Characterizing units in polynomial rings

Let $f=\sum_{k=0}^n a_kX^k$ and $g= \sum_{k=0}^m b_kX^k$. If $f g=1$, then clearly $a_0,b_0$ are units and:

$$a_nb_m=0$$ $$a_{n-1}b_m+a_nb_{m-1}=0 \Rightarrow (a_n)^2b_{m-1}=0 $$ $$a_{n-2}b_m+a_{n-1}b_{m-1}+a_nb_{m-2}=0 \Rightarrow (a_n)^3b_{m-2}=0 $$ $$.....$$ $$.....+a_{n-2}b_2+a_{n-1}b_1+a_nb_0=0 \Rightarrow (a_n)^{m+1}b_{0}=0 $$

Since $b_0$ is an unit, it follows that $(a_n)^{m+1}=0$.

Hence, we proved that $a_n$ is nilpotent, but this is enough. Indeed, since $f$ is invertible, $a_nx^n$ being nilpotent implies that $f-a_nX^n$ is unit and we can repeat (or more rigorously, perform induction on $\deg(f)$).

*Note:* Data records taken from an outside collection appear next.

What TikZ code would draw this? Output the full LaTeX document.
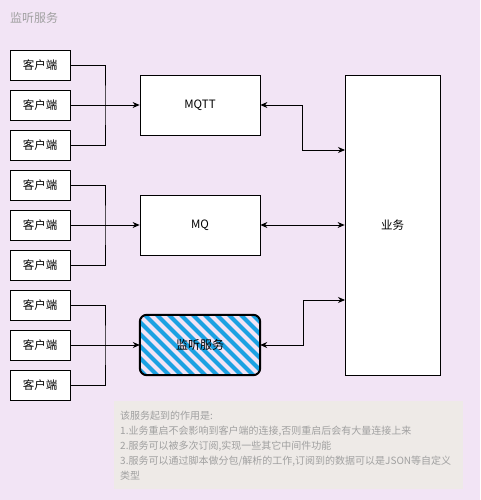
\documentclass[tikz,border=0pt]{standalone}
\usepackage{fontspec}
\setmainfont{Noto Sans CJK SC}
\usetikzlibrary{arrows.meta}
\definecolor{bgc}{HTML}{F2E4F5}
\definecolor{notec}{HTML}{EEEAE7}
\definecolor{hatchc}{HTML}{1BA1E2}
\definecolor{grayt}{HTML}{A0A0A0}
\tikzset{
  box/.style={draw=black, fill=white, line width=0.8pt, inner sep=0pt, font=\fontsize{11.5}{13}\selectfont},
  client/.style={box, minimum width=60pt, minimum height=30pt},
  mid/.style={box, minimum width=120pt, minimum height=60pt},
  conn/.style={line width=0.8pt, draw=black},
  arr/.style={conn, -{Stealth[length=7pt,width=6pt]}},
  barr/.style={conn, {Stealth[length=7pt,width=6pt]}-{Stealth[length=7pt,width=6pt]}},
}
\begin{document}
\begin{tikzpicture}[x=1pt,y=-1pt]
\useasboundingbox (0,0) rectangle (480,500);
\fill[bgc] (0,0) rectangle (480,500);
\node[anchor=west, text=grayt, font=\fontsize{12}{14}\selectfont, inner sep=0pt] (title) at (10,18) {监听服务};
% clients
\foreach \i/\y in {1/65,2/105,3/145,4/185,5/225,6/265,7/305,8/345,9/385}{
  \node[client] (c\i) at (40,\y) {客户端};
}
\node[mid] (mqtt) at (200,105) {MQTT};
\node[mid] (mq) at (200,225) {MQ};
\node[box, minimum width=95pt, minimum height=300pt] (biz) at (392.5,225) {业务};
% hatched monitor box
\node[minimum width=120pt, minimum height=60pt, inner sep=0pt] (mon) at (200,345) {};
\begin{scope}
  \clip[rounded corners=7pt] (mon.north west) rectangle (mon.south east);
  \foreach \k in {-84,-72,...,132}{
    \draw[hatchc, line width=4pt] (140+\k,310) -- (140+\k+70,380);
  }
\end{scope}
\draw[black, line width=2pt, rounded corners=7pt] (mon.north west) rectangle (mon.south east);
\node[font=\fontsize{12}{14}\selectfont] at (mon) {监听服务};
% junctions
\coordinate (j1) at (105,105);
\coordinate (j2) at (105,225);
\coordinate (j3) at (105,345);
\draw[conn] (c1.east) -| (j1) |- (c3.east);
\draw[arr] (c2.east) -- (mqtt.west);
\draw[conn] (c4.east) -| (j2) |- (c6.east);
\draw[arr] (c5.east) -- (mq.west);
\draw[conn] (c7.east) -| (j3) |- (c9.east);
\draw[arr] (c8.east) -- (mon.west);
% business links
\coordinate (b1) at (345,150);
\coordinate (b3) at (345,300);
\draw[barr] (mqtt.east) -- ++(42,0) |- (b1);
\draw[barr] (mq.east) -- (biz.west |- mq.east);
\draw[barr] (mon.east) -- ++(43,0) |- (b3);
% note
\fill[notec] (114,401) rectangle (463,489);
\node[anchor=north west, align=left, text=grayt, font=\fontsize{10}{15}\selectfont, inner sep=0pt] (note) at (120,411) {该服务起到的作用是:\\1.业务重启不会影响到客户端的连接,否则重启后会有大量连接上来\\2.服务可以被多次订阅,实现一些其它中间件功能\\3.服务可以通过脚本做分包/解析的工作,订阅到的数据可以是JSON等自定义\\类型};
\end{tikzpicture}
\end{document}
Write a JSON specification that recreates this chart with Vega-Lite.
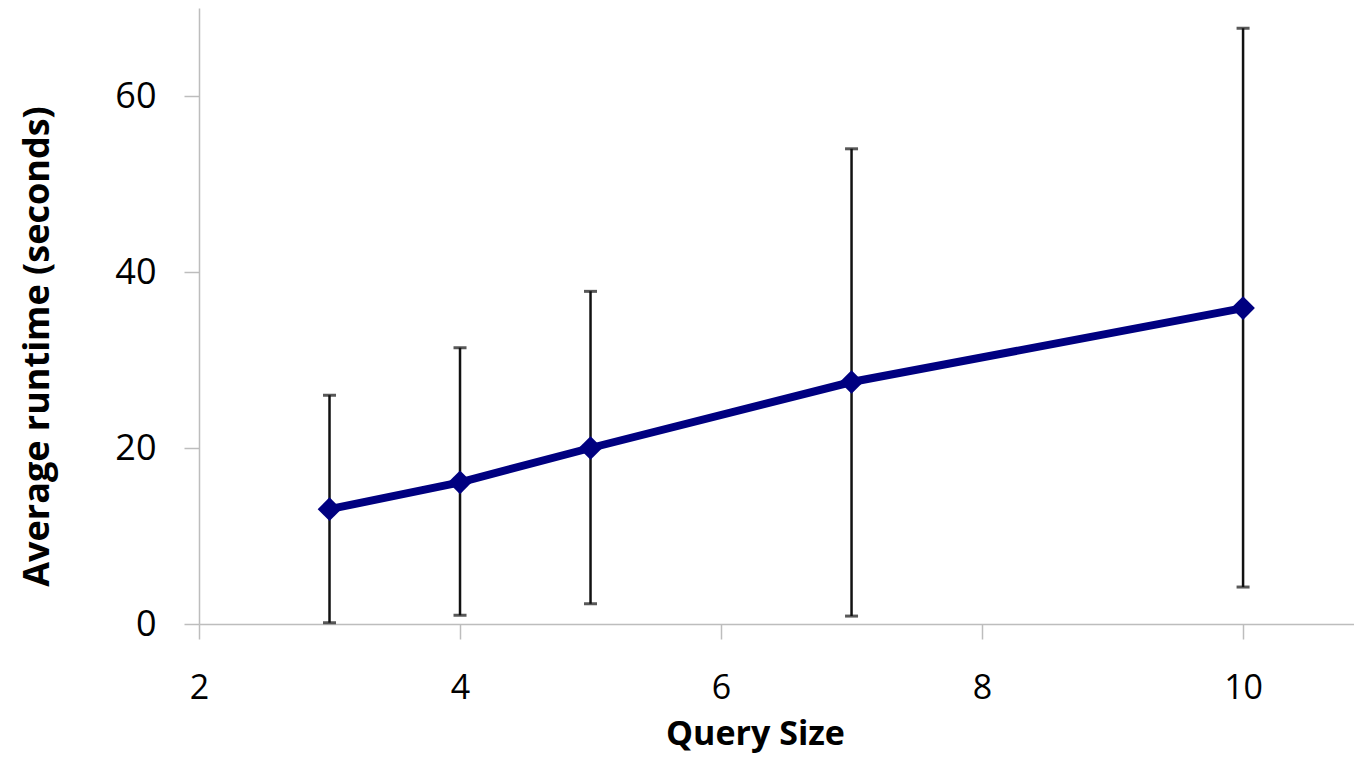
{
  "$schema": "https://vega.github.io/schema/vega-lite/v6.json",
  "autosize": {"type": "none"},
  "padding": {"left": 199, "top": 8, "right": 0, "bottom": 135},
  "width": 1155,
  "height": 616,
  "background": "white",
  "config": {
    "view": {"stroke": null},
    "font": "Open Sans",
    "axis": {
      "grid": false,
      "domainColor": "#bdbdbd",
      "tickColor": "#bdbdbd",
      "domainWidth": 1.5,
      "tickWidth": 1.5,
      "tickSize": 15,
      "labelFontSize": 36,
      "labelColor": "#000000",
      "labelFlush": false,
      "titleFontSize": 36,
      "titleFontWeight": "bold",
      "titleColor": "#000000",
      "labelFont": "Open Sans",
      "titleFont": "Open Sans"
    }
  },
  "data": {
    "values": [
      {"size": 3, "mean": 13.05, "low": 0.15, "high": 26.0},
      {"size": 4, "mean": 16.1, "low": 1.0, "high": 31.4},
      {"size": 5, "mean": 20.0, "low": 2.3, "high": 37.8},
      {"size": 7, "mean": 27.5, "low": 0.9, "high": 54.0},
      {"size": 10, "mean": 35.9, "low": 4.2, "high": 67.7}
    ]
  },
  "layer": [
    {
      "mark": {"type": "rule", "color": "#111111", "strokeWidth": 2.5},
      "encoding": {
        "x": {"field": "size", "type": "quantitative"},
        "y": {"field": "low", "type": "quantitative"},
        "y2": {"field": "high"}
      }
    },
    {
      "mark": {"type": "tick", "orient": "horizontal", "color": "#111111", "thickness": 3, "size": 13},
      "encoding": {
        "x": {"field": "size", "type": "quantitative"},
        "y": {"field": "low", "type": "quantitative"}
      }
    },
    {
      "mark": {"type": "tick", "orient": "horizontal", "color": "#111111", "thickness": 3, "size": 13},
      "encoding": {
        "x": {"field": "size", "type": "quantitative"},
        "y": {"field": "high", "type": "quantitative"}
      }
    },
    {
      "mark": {"type": "line", "color": "#000080", "strokeWidth": 8},
      "encoding": {
        "x": {
          "field": "size",
          "type": "quantitative",
          "scale": {"domain": [2, 10.85], "nice": false, "zero": false},
          "axis": {"values": [2, 4, 6, 8, 10], "format": "d", "title": "Query Size", "labelFontSize": 34, "titleFontSize": 34, "labelPadding": 32, "titlePadding": 12, "titleX": 556}
        },
        "y": {
          "field": "mean",
          "type": "quantitative",
          "scale": {"domain": [0, 70], "nice": false},
          "axis": {"values": [0, 20, 40, 60], "format": "d", "title": "Average  runtime (seconds)", "labelPadding": 28, "titlePadding": 58, "titleY": 338}
        }
      }
    },
    {
      "mark": {"type": "point", "shape": "diamond", "filled": true, "opacity": 1, "color": "#000080", "size": 560},
      "encoding": {
        "x": {"field": "size", "type": "quantitative"},
        "y": {"field": "mean", "type": "quantitative"}
      }
    }
  ]
}
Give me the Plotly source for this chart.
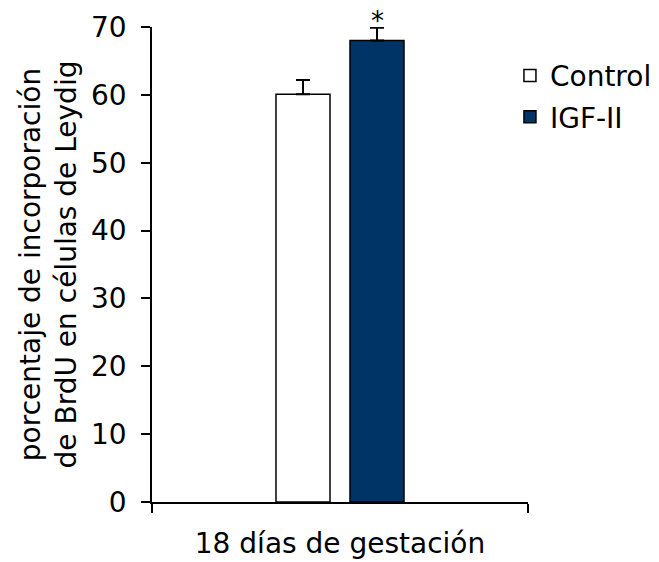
import plotly.graph_objects as go

categories = ["18 días de gestación"]
series_names = ["Control", "IGF-II"]
control_values = [60.1]
control_err = [2.1]
igf_values = [68.0]
igf_err = [1.9]
colors = ["#ffffff", "#003366"]
y_ticks = [0, 10, 20, 30, 40, 50, 60, 70]

font_family = "DejaVu Sans"
fs = 28

fig = go.Figure()
fig.add_trace(go.Bar(
    x=categories, y=control_values, name=series_names[0],
    marker=dict(color=colors[0], line=dict(color="black", width=1.5)),
    error_y=dict(type="data", symmetric=False, array=control_err, arrayminus=[0],
                 color="black", thickness=2, width=7),
    legendgroup="a",
))
fig.add_trace(go.Bar(
    x=categories, y=igf_values, name=series_names[1],
    marker=dict(color=colors[1], line=dict(color="black", width=1.5)),
    error_y=dict(type="data", symmetric=False, array=igf_err, arrayminus=[0],
                 color="black", thickness=2, width=7),
    legendgroup="b",
))

fig.add_annotation(
    x=categories[0], y=igf_values[0] + igf_err[0], xref="x", yref="y",
    text="*", showarrow=False, xshift=37, yanchor="bottom", yshift=-10,
    font=dict(family=font_family, size=26, color="black"),
)

fig.update_layout(
    width=659, height=562,
    margin=dict(l=152, r=131, t=27, b=60, autoexpand=False),
    paper_bgcolor="white", plot_bgcolor="white",
    barmode="group", bargap=0.6064, bargroupgap=0.27,
    font=dict(family=font_family, size=fs, color="black"),
    showlegend=True,
    legend=dict(x=0.952, y=0.95, xanchor="left", yanchor="top",
                font=dict(size=fs), tracegroupgap=2,
                bgcolor="rgba(0,0,0,0)"),
    xaxis=dict(
        showline=True, linecolor="black", linewidth=1.5, automargin=False,
        ticks="outside", tickson="boundaries", ticklen=9, tickwidth=1.5,
        tickcolor="black", showgrid=False, ticklabelstandoff=16,
        tickfont=dict(size=fs),
    ),
    yaxis=dict(
        range=[0, 70], tickvals=y_ticks, showline=True, linecolor="black",
        linewidth=1.5, ticks="outside", ticklen=9, tickwidth=1.5, automargin=False,
        tickcolor="black", showgrid=False, zeroline=False,
        ticklabelstandoff=9, tickfont=dict(size=fs),
        title=dict(text="porcentaje de incorporación<br>de BrdU en células de Leydig",
                   font=dict(size=fs), standoff=6),
    ),
)

fig.write_html("out.html")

If $R$ is a domain then easily $f(X)$ a unit implies that $a_i = 0$ for $i>0$. Now $R\to R/\mathfrak p$, for $\mathfrak p$ prime, reduces to the domain case, yielding that the $a_i$, $i>0$ are in every prime ideal. But the intersection of all prime ideals is the nilradical, the set of all nilpotent elements - as you proved a few days ago.

Remark $ $ This is a prototypical example of reduction to domains by factoring out prime ideals.